* [SOURCE MATERIAL]

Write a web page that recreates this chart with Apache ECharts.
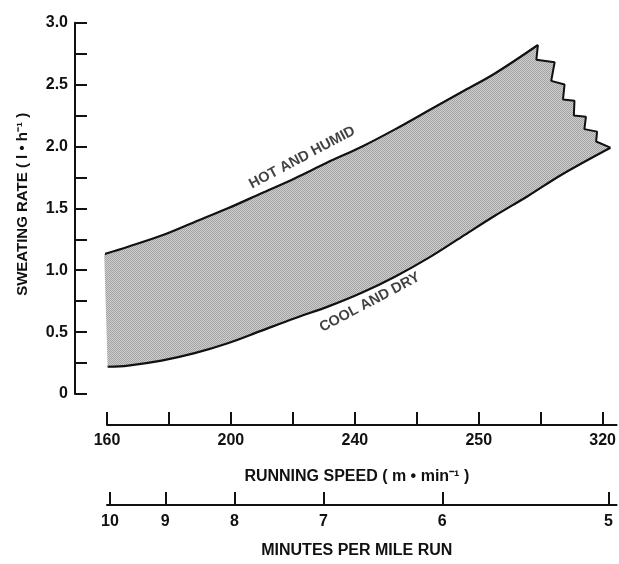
<!DOCTYPE html>
<html>
<head>
<meta charset="utf-8">
<script src="https://cdn.jsdelivr.net/npm/echarts@6/dist/echarts.min.js"></script>
<style>
  html, body { margin: 0; padding: 0; background: #fff; }
  #chart { width: 619px; height: 564px; }
</style>
</head>
<body>
<div id="chart"></div>
<script>
// upper boundary (hot and humid), speed in m/min, rate in l/h
const hotSpeed = [159.1, 166.8, 177.6, 188.3, 199.0, 209.7, 220.4, 231.1, 242.4, 253.1, 263.8, 274.5, 285.2, 299.1];
const hotRate  = [1.13, 1.19, 1.28, 1.39, 1.50, 1.62, 1.74, 1.87, 2.00, 2.14, 2.29, 2.44, 2.59, 2.82];
// broken right edge, from the top end down to the lower curve
const zigSpeed = [299.1, 298.6, 304.5, 303.4, 307.7, 307.2, 310.9, 310.7, 314.6, 314.1, 318.2, 317.9, 322.5];
const zigRate  = [2.82, 2.70, 2.68, 2.53, 2.50, 2.38, 2.37, 2.25, 2.24, 2.14, 2.12, 2.04, 1.99];
// lower boundary (cool and dry)
const coolSpeed = [160.2, 166.8, 177.6, 188.3, 199.0, 209.7, 220.4, 231.7, 242.4, 253.1, 263.8, 274.5, 285.2, 295.9, 306.6, 322.5];
const coolRate  = [0.22, 0.23, 0.27, 0.33, 0.41, 0.51, 0.61, 0.71, 0.82, 0.95, 1.10, 1.27, 1.44, 1.60, 1.77, 1.99];

// axes
const speedTicks = [160, 180, 200, 220, 240, 260, 280, 300, 320];
const speedLabelValues = [160, 200, 240, 280, 320];
const speedLabelText = ['160', '200', '240', '250', '320'];   // as printed on the figure
const minutesPerMile = [10, 9, 8, 7, 6, 5];
const METERS_PER_MILE = 1609.34;

const INK = '#111';
const FONT = '"Liberation Sans", Arial, sans-serif';

const chart = echarts.init(document.getElementById('chart'));

// stippled grey fill
const tile = document.createElement('canvas');
tile.width = 2; tile.height = 2;
const g = tile.getContext('2d');
g.fillStyle = '#cfcfcf'; g.fillRect(0, 0, 2, 2);
g.fillStyle = '#a2a2a2'; g.fillRect(0, 0, 1, 1); g.fillRect(1, 1, 1, 1);

const minuteValues = minutesPerMile.map(m => METERS_PER_MILE / m);
const toPairs = (xs, ys) => xs.map((x, i) => [x, ys[i]]);

const labelStyle = { color: INK, fontSize: 16, fontWeight: 'bold', fontFamily: FONT };

const option = {
  animation: false,
  backgroundColor: '#fff',
  textStyle: { fontFamily: FONT },
  grid: { left: 107, right: 0, top: 22.7, bottom: 165.5, containLabel: false },
  xAxis: [
    {
      type: 'value', min: 160, max: 324.5, position: 'bottom', offset: 31,
      axisLine: { show: true, onZero: false, lineStyle: { color: INK, width: 2 } },
      axisTick: { show: true, inside: true, length: 13, customValues: speedTicks,
        lineStyle: { color: INK, width: 2 } },
      axisLabel: Object.assign({ customValues: speedLabelValues, margin: 8,
        formatter: v => speedLabelText[speedLabelValues.indexOf(Math.round(v))] || '' }, labelStyle),
      splitLine: { show: false },
      name: 'RUNNING SPEED ( m • min⁻¹ )', nameLocation: 'middle', nameGap: 44,
      nameTextStyle: Object.assign({ padding: [0, 10, 0, 0] }, labelStyle)
    },
    {
      type: 'value', min: 160, max: 324.5, position: 'bottom', offset: 111,
      axisLine: { show: true, onZero: false, lineStyle: { color: INK, width: 2 } },
      axisTick: { show: true, inside: true, length: 13, customValues: minuteValues,
        lineStyle: { color: INK, width: 2 } },
      axisLabel: Object.assign({ customValues: minuteValues, margin: 9,
        formatter: v => String(Math.round(METERS_PER_MILE / v)) }, labelStyle),
      splitLine: { show: false },
      name: 'MINUTES PER MILE RUN', nameLocation: 'middle', nameGap: 38,
      nameTextStyle: Object.assign({ padding: [0, 10, 0, 0] }, labelStyle)
    }
  ],
  yAxis: {
    type: 'value', min: 0, max: 3, interval: 0.25, position: 'left', offset: 32,
    axisLine: { show: true, onZero: false, lineStyle: { color: INK, width: 2 } },
    axisTick: { show: true, inside: true, length: 12, lineStyle: { color: INK, width: 2 } },
    axisLabel: Object.assign({ margin: 7,
      formatter: v => (Math.abs(v * 2 - Math.round(v * 2)) < 1e-6) ? (v === 0 ? '0' : v.toFixed(1)) : '' }, labelStyle),
    splitLine: { show: false },
    name: 'SWEATING RATE ( l • h⁻¹ )', nameLocation: 'middle', nameGap: 45, nameRotate: 90,
    nameTextStyle: Object.assign({}, labelStyle, { fontSize: 15, padding: [0, 0, 0, 8] })
  },
  series: [
    {
      type: 'custom',
      coordinateSystem: 'cartesian2d',
      xAxisIndex: 0, yAxisIndex: 0,
      silent: true,
      data: [[240, 1.5]],
      renderItem: function (params, api) {
        const pts = [];
        hotSpeed.forEach((s, i) => pts.push(api.coord([s, hotRate[i]])));
        zigSpeed.forEach((s, i) => pts.push(api.coord([s, zigRate[i]])));
        for (let i = coolSpeed.length - 1; i >= 0; i--) pts.push(api.coord([coolSpeed[i], coolRate[i]]));
        return { type: 'polygon', shape: { points: pts },
          style: { fill: { image: tile, repeat: 'repeat' }, stroke: null } };
      }
    },
    {
      name: 'HOT AND HUMID', type: 'line', xAxisIndex: 0, yAxisIndex: 0,
      symbol: 'none', clip: false, smooth: 0.35,
      lineStyle: { color: INK, width: 2.2 },
      data: toPairs(hotSpeed, hotRate)
    },
    {
      name: 'edge', type: 'line', xAxisIndex: 0, yAxisIndex: 0,
      symbol: 'none', clip: false,
      lineStyle: { color: INK, width: 2 },
      data: toPairs(zigSpeed, zigRate)
    },
    {
      name: 'COOL AND DRY', type: 'line', xAxisIndex: 0, yAxisIndex: 0,
      symbol: 'none', clip: false, smooth: 0.35,
      lineStyle: { color: INK, width: 2.2 },
      data: toPairs(coolSpeed, coolRate)
    },
    {
      type: 'scatter', xAxisIndex: 0, yAxisIndex: 0, symbolSize: 0, silent: true,
      label: Object.assign({ show: true, position: 'inside', rotate: 28, formatter: 'HOT AND HUMID' },
        labelStyle, { fontSize: 14.5 }),
      data: [[223.0, 1.91]]
    },
    {
      type: 'scatter', xAxisIndex: 0, yAxisIndex: 0, symbolSize: 0, silent: true,
      label: Object.assign({ show: true, position: 'inside', rotate: 28, formatter: 'COOL AND DRY' },
        labelStyle, { fontSize: 14.5 }),
      data: [[244.8, 0.74]]
    }
  ]
};

chart.setOption(option);
</script>
</body>
</html>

* [EXERCISE]
Leaving the pictures aside, transcribe the entire listing exactly.

* [THE COMPLETED TASK]
Write a web page that recreates this chart with Apache ECharts.
<!DOCTYPE html>
<html>
<head>
<meta charset="utf-8">
<script src="https://cdn.jsdelivr.net/npm/echarts@6/dist/echarts.min.js"></script>
<style>
  html, body { margin: 0; padding: 0; background: #fff; }
  #chart { width: 619px; height: 564px; }
</style>
</head>
<body>
<div id="chart"></div>
<script>
// upper boundary (hot and humid), speed in m/min, rate in l/h
const hotSpeed = [159.1, 166.8, 177.6, 188.3, 199.0, 209.7, 220.4, 231.1, 242.4, 253.1, 263.8, 274.5, 285.2, 299.1];
const hotRate  = [1.13, 1.19, 1.28, 1.39, 1.50, 1.62, 1.74, 1.87, 2.00, 2.14, 2.29, 2.44, 2.59, 2.82];
// broken right edge, from the top end down to the lower curve
const zigSpeed = [299.1, 298.6, 304.5, 303.4, 307.7, 307.2, 310.9, 310.7, 314.6, 314.1, 318.2, 317.9, 322.5];
const zigRate  = [2.82, 2.70, 2.68, 2.53, 2.50, 2.38, 2.37, 2.25, 2.24, 2.14, 2.12, 2.04, 1.99];
// lower boundary (cool and dry)
const coolSpeed = [160.2, 166.8, 177.6, 188.3, 199.0, 209.7, 220.4, 231.7, 242.4, 253.1, 263.8, 274.5, 285.2, 295.9, 306.6, 322.5];
const coolRate  = [0.22, 0.23, 0.27, 0.33, 0.41, 0.51, 0.61, 0.71, 0.82, 0.95, 1.10, 1.27, 1.44, 1.60, 1.77, 1.99];

// axes
const speedTicks = [160, 180, 200, 220, 240, 260, 280, 300, 320];
const speedLabelValues = [160, 200, 240, 280, 320];
const speedLabelText = ['160', '200', '240', '250', '320'];   // as printed on the figure
const minutesPerMile = [10, 9, 8, 7, 6, 5];
const METERS_PER_MILE = 1609.34;

const INK = '#111';
const FONT = '"Liberation Sans", Arial, sans-serif';

const chart = echarts.init(document.getElementById('chart'));

// stippled grey fill
const tile = document.createElement('canvas');
tile.width = 2; tile.height = 2;
const g = tile.getContext('2d');
g.fillStyle = '#cfcfcf'; g.fillRect(0, 0, 2, 2);
g.fillStyle = '#a2a2a2'; g.fillRect(0, 0, 1, 1); g.fillRect(1, 1, 1, 1);

const minuteValues = minutesPerMile.map(m => METERS_PER_MILE / m);
const toPairs = (xs, ys) => xs.map((x, i) => [x, ys[i]]);

const labelStyle = { color: INK, fontSize: 16, fontWeight: 'bold', fontFamily: FONT };

const option = {
  animation: false,
  backgroundColor: '#fff',
  textStyle: { fontFamily: FONT },
  grid: { left: 107, right: 0, top: 22.7, bottom: 165.5, containLabel: false },
  xAxis: [
    {
      type: 'value', min: 160, max: 324.5, position: 'bottom', offset: 31,
      axisLine: { show: true, onZero: false, lineStyle: { color: INK, width: 2 } },
      axisTick: { show: true, inside: true, length: 13, customValues: speedTicks,
        lineStyle: { color: INK, width: 2 } },
      axisLabel: Object.assign({ customValues: speedLabelValues, margin: 8,
        formatter: v => speedLabelText[speedLabelValues.indexOf(Math.round(v))] || '' }, labelStyle),
      splitLine: { show: false },
      name: 'RUNNING SPEED ( m • min⁻¹ )', nameLocation: 'middle', nameGap: 44,
      nameTextStyle: Object.assign({ padding: [0, 10, 0, 0] }, labelStyle)
    },
    {
      type: 'value', min: 160, max: 324.5, position: 'bottom', offset: 111,
      axisLine: { show: true, onZero: false, lineStyle: { color: INK, width: 2 } },
      axisTick: { show: true, inside: true, length: 13, customValues: minuteValues,
        lineStyle: { color: INK, width: 2 } },
      axisLabel: Object.assign({ customValues: minuteValues, margin: 9,
        formatter: v => String(Math.round(METERS_PER_MILE / v)) }, labelStyle),
      splitLine: { show: false },
      name: 'MINUTES PER MILE RUN', nameLocation: 'middle', nameGap: 38,
      nameTextStyle: Object.assign({ padding: [0, 10, 0, 0] }, labelStyle)
    }
  ],
  yAxis: {
    type: 'value', min: 0, max: 3, interval: 0.25, position: 'left', offset: 32,
    axisLine: { show: true, onZero: false, lineStyle: { color: INK, width: 2 } },
    axisTick: { show: true, inside: true, length: 12, lineStyle: { color: INK, width: 2 } },
    axisLabel: Object.assign({ margin: 7,
      formatter: v => (Math.abs(v * 2 - Math.round(v * 2)) < 1e-6) ? (v === 0 ? '0' : v.toFixed(1)) : '' }, labelStyle),
    splitLine: { show: false },
    name: 'SWEATING RATE ( l • h⁻¹ )', nameLocation: 'middle', nameGap: 45, nameRotate: 90,
    nameTextStyle: Object.assign({}, labelStyle, { fontSize: 15, padding: [0, 0, 0, 8] })
  },
  series: [
    {
      type: 'custom',
      coordinateSystem: 'cartesian2d',
      xAxisIndex: 0, yAxisIndex: 0,
      silent: true,
      data: [[240, 1.5]],
      renderItem: function (params, api) {
        const pts = [];
        hotSpeed.forEach((s, i) => pts.push(api.coord([s, hotRate[i]])));
        zigSpeed.forEach((s, i) => pts.push(api.coord([s, zigRate[i]])));
        for (let i = coolSpeed.length - 1; i >= 0; i--) pts.push(api.coord([coolSpeed[i], coolRate[i]]));
        return { type: 'polygon', shape: { points: pts },
          style: { fill: { image: tile, repeat: 'repeat' }, stroke: null } };
      }
    },
    {
      name: 'HOT AND HUMID', type: 'line', xAxisIndex: 0, yAxisIndex: 0,
      symbol: 'none', clip: false, smooth: 0.35,
      lineStyle: { color: INK, width: 2.2 },
      data: toPairs(hotSpeed, hotRate)
    },
    {
      name: 'edge', type: 'line', xAxisIndex: 0, yAxisIndex: 0,
      symbol: 'none', clip: false,
      lineStyle: { color: INK, width: 2 },
      data: toPairs(zigSpeed, zigRate)
    },
    {
      name: 'COOL AND DRY', type: 'line', xAxisIndex: 0, yAxisIndex: 0,
      symbol: 'none', clip: false, smooth: 0.35,
      lineStyle: { color: INK, width: 2.2 },
      data: toPairs(coolSpeed, coolRate)
    },
    {
      type: 'scatter', xAxisIndex: 0, yAxisIndex: 0, symbolSize: 0, silent: true,
      label: Object.assign({ show: true, position: 'inside', rotate: 28, formatter: 'HOT AND HUMID' },
        labelStyle, { fontSize: 14.5 }),
      data: [[223.0, 1.91]]
    },
    {
      type: 'scatter', xAxisIndex: 0, yAxisIndex: 0, symbolSize: 0, silent: true,
      label: Object.assign({ show: true, position: 'inside', rotate: 28, formatter: 'COOL AND DRY' },
        labelStyle, { fontSize: 14.5 }),
      data: [[244.8, 0.74]]
    }
  ]
};

chart.setOption(option);
</script>
</body>
</html>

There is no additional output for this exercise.